Exercise aim.
For the data below, transcribe the part that opens with the line containing "Convert this chart to matplotlib code." and closes with the line containing "import matplotlib.pyplot as plt", exactly and with no pictures.

(Source records)
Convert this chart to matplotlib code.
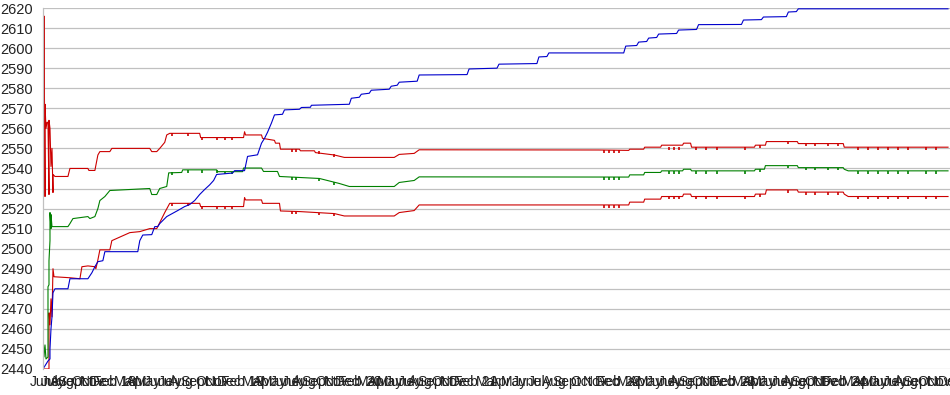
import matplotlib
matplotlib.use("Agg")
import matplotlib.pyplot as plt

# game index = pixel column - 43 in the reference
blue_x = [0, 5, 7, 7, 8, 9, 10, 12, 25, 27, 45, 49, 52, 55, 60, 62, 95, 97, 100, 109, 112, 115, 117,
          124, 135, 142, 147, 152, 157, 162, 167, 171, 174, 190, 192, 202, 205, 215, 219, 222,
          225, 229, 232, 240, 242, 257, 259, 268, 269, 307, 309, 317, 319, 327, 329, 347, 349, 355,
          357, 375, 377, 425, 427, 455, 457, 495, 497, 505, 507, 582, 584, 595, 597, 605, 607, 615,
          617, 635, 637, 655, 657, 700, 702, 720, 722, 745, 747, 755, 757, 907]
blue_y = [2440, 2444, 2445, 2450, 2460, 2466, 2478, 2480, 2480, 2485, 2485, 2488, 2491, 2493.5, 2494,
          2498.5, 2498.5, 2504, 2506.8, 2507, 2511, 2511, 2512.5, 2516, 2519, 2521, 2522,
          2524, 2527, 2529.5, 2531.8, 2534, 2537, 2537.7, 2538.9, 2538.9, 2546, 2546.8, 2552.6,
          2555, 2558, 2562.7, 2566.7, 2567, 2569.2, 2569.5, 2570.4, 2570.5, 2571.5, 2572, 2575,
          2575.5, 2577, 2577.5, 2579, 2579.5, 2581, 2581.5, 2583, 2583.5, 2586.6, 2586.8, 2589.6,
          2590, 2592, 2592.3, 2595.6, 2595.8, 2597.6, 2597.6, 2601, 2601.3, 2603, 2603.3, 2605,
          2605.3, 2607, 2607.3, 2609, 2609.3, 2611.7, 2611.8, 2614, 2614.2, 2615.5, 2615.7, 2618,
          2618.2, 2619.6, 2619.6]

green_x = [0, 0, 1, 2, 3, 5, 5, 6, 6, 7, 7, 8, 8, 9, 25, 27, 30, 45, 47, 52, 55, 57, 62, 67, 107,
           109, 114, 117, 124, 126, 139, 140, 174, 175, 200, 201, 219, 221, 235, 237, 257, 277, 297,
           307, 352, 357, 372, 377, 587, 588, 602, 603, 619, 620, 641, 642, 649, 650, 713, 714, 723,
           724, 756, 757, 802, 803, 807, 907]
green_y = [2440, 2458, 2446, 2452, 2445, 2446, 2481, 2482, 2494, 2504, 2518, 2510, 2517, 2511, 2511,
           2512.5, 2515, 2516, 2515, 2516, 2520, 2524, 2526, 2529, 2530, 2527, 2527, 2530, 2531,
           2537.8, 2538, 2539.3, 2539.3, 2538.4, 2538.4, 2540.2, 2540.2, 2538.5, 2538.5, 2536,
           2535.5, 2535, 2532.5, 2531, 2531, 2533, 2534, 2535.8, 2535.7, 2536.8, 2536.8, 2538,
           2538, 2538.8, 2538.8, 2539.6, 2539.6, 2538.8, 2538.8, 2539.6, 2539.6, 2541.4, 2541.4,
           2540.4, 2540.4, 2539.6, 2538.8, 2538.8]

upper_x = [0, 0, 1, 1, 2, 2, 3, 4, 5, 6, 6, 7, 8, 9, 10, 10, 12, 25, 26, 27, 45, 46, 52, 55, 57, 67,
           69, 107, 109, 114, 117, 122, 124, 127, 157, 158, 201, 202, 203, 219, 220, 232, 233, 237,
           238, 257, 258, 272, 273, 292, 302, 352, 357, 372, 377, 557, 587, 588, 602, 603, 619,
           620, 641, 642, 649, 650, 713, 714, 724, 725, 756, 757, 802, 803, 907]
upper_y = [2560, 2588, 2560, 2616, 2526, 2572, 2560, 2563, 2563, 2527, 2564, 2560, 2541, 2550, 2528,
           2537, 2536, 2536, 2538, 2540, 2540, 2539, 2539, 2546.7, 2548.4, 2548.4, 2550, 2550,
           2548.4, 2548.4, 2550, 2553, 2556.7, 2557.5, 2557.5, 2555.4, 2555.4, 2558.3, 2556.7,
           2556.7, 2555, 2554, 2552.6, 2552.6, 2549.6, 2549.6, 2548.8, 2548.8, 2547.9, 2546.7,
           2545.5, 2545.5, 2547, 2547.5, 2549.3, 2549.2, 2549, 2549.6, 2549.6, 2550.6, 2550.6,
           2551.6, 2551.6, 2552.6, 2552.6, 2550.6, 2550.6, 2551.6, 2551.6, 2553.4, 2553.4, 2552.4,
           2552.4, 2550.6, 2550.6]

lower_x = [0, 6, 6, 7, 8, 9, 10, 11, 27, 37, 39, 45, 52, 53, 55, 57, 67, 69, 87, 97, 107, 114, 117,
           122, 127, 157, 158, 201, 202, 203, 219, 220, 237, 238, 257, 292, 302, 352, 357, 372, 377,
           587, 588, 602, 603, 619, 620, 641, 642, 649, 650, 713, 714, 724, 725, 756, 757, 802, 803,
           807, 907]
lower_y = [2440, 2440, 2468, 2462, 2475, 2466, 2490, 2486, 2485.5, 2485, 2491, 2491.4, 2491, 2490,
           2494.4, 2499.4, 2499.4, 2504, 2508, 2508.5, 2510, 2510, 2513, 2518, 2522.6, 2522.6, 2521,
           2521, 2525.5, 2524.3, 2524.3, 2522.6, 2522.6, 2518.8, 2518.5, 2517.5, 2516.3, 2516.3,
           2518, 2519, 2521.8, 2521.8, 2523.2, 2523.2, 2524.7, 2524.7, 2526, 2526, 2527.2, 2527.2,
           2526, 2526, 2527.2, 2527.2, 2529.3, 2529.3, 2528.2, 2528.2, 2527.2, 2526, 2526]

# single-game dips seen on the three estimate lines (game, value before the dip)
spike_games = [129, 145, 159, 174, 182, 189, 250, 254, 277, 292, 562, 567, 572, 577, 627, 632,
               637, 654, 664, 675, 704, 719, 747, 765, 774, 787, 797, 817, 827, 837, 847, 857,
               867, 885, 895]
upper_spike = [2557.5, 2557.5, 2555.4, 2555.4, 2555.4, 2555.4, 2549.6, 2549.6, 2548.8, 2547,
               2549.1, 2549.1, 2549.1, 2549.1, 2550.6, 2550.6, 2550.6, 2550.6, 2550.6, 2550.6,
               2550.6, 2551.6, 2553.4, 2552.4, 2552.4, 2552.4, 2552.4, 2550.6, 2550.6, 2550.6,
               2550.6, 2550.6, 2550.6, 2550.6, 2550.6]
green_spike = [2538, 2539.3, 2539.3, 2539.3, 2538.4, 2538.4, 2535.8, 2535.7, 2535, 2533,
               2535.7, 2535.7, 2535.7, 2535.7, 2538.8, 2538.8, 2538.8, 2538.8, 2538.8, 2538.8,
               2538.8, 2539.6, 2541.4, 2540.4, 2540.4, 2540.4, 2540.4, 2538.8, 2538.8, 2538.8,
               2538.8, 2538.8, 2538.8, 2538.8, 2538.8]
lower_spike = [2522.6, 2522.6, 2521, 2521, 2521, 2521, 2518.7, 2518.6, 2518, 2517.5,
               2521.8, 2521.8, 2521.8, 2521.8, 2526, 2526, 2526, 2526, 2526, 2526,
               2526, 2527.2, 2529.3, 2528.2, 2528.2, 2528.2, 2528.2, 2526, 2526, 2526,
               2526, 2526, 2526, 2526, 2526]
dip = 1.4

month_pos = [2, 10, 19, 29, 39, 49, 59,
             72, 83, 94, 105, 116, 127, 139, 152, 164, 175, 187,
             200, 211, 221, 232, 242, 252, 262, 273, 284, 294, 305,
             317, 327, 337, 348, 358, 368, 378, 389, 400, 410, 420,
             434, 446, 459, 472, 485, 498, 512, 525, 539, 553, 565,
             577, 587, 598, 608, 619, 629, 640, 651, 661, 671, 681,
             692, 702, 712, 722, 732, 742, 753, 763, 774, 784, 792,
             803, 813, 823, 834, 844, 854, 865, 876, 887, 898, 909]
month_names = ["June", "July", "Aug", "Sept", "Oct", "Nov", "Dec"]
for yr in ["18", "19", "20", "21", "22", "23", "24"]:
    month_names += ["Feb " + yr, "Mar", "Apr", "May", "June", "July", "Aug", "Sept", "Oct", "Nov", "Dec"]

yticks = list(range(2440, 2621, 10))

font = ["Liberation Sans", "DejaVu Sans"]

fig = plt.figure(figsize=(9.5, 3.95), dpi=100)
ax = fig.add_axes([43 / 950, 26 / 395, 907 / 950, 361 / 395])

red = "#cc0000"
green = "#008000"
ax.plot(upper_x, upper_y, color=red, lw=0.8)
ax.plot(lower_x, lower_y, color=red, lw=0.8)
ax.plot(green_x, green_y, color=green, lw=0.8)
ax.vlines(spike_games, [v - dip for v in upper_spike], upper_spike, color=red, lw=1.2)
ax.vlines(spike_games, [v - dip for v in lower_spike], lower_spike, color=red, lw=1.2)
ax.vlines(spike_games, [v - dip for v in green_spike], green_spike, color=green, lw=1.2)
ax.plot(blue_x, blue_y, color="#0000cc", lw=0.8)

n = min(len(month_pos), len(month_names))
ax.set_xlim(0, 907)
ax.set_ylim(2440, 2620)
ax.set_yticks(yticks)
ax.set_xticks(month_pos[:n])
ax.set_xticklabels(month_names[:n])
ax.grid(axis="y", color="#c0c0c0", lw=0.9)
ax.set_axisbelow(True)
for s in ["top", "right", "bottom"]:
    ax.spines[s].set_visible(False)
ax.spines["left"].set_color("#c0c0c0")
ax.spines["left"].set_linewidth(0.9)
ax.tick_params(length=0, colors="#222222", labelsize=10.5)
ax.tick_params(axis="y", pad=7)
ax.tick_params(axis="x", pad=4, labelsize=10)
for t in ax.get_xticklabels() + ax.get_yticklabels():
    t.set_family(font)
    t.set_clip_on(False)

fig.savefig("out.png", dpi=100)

--

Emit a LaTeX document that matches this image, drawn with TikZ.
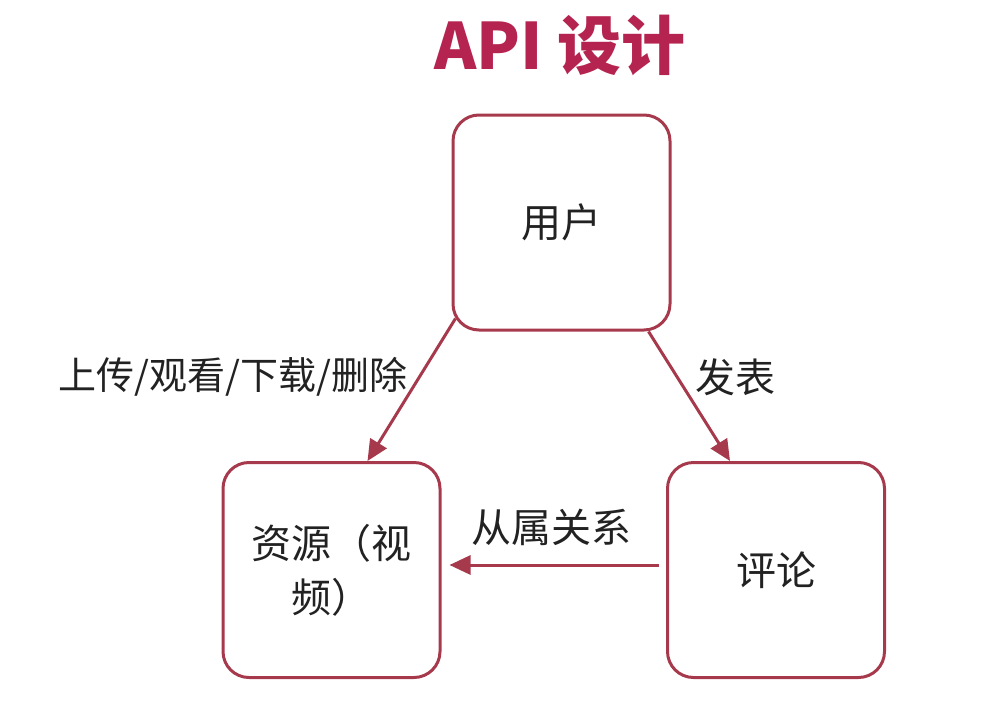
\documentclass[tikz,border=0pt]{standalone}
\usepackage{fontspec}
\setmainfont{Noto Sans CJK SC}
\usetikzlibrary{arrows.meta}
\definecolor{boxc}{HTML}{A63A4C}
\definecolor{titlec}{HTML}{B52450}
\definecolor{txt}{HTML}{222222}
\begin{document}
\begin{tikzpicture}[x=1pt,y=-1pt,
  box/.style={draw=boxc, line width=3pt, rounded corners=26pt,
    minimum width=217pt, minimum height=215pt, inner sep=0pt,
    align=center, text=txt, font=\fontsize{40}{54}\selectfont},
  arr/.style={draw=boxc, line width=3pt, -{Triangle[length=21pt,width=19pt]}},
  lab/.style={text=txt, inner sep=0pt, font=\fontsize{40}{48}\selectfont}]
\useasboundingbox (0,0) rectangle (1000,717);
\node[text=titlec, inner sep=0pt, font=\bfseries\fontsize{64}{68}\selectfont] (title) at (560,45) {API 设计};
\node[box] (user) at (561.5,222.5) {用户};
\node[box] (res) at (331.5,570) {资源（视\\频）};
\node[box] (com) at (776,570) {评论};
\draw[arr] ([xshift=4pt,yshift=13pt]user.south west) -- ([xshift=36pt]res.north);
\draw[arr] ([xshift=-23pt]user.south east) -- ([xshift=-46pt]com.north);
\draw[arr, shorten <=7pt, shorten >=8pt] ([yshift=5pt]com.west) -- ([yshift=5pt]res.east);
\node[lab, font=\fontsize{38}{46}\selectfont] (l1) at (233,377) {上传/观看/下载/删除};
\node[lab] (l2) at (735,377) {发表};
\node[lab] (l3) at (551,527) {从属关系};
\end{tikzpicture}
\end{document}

Right answer.
Convert this chart to matplotlib code.
import matplotlib
matplotlib.use("Agg")
import matplotlib.pyplot as plt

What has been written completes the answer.